Die zahlreichen Entwicklungsschritte dieser neuen Gattung können im Rahmen dieses Beitrags nicht nachvollzogen werden. Der Fotohistoriker Rolf H. Krauss beschreibt sie rückblickend, einem Ausdruck Benjamins folgend, als ‚Monaden’, als exemplarische Erkenntnisinseln, an denen sich das Bemühen, zur reinen Form vorzustoßen, erkennbar zeigt (9). Es handelt sich um Eigenleistungen der Fotografen, nicht um solche anderer bildender Künstler mit Fotografie, wie dies später, in Zeiten der Konzeptkunst häufig der Fall war. Sie weisen eine reiche Praxis unterschiedlichster Prägung nach. Eine Darstellung ihrer Ästhetik als nachvollziehbare Ideen- und Formgeschichte steht noch aus. Der Umgang mit konkreten Fotografien ist ungeübt, kaum jemand weiß sie zu bewerten. Es ‚gab’ sie nicht. Weder die konkrete noch die fotografische Gemeinschaft haben sie erkannt, geschweige denn anerkannt.

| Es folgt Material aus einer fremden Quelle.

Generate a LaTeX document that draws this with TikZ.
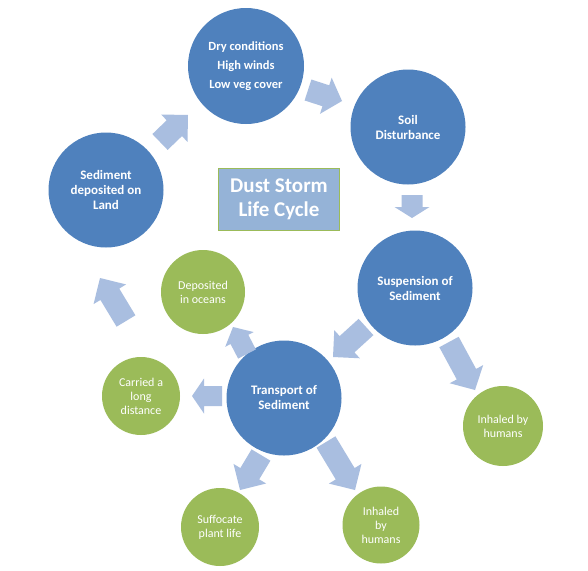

In der Hochburg der Konkreten, der Zürcher Stiftung ‚Haus konstruktiv’ (vormals: Stiftung für konstruktive und konkrete Kunst Zürich), existiert kein Werk der konkreten Fotografie, wie die Kunsthistorikerin Beate Reese fand (10). Auch die Fotowelt tat sich schwer. So wurden konkrete Fotoarbeiten wohl als „Spiel mit den bildnerischen Mitteln“ oder „Experiment“ gelitten, zeitweise galten sie aber auch als „entartet“ und „zwielichtige Gattung“ (11). Man war sich ihrer Tragweite nicht bewusst.

Mit zunehmender Ausdifferenzierung der Fotografie im künstlerischen Kontext scheint sich aber diese Art Einstellung doch allmählich zu verflüchtigen. Hier und da formieren sich Kreise und Zentren auch für das Konkrete Foto. Seit neuestem in der, wenn auch noch kleinen, doch exemplarisch aufgebauten Abteilung „Konkrete Fotografie“ in der Sammlung Peter C. Ruppert - Konkrete Kunst in Europa nach 1945 (12). Sie ist Teil der Dauerausstellung im Museum im Kulturspeicher Würzburg und setzt hiermit ein positives Zeichen. Fünfundzwanzig Werke von vierzehn Künstlern und der Künstlerin Inge Dick stehen stellvertretend für viele andere, die entsprechende Werke geschaffen haben. Sie gehören zu den modernen Klassikern der konkreten Fotografie. Ihre Pioniere und die aktuelle Avantgarde dieses Gebietes wären zu ergänzen.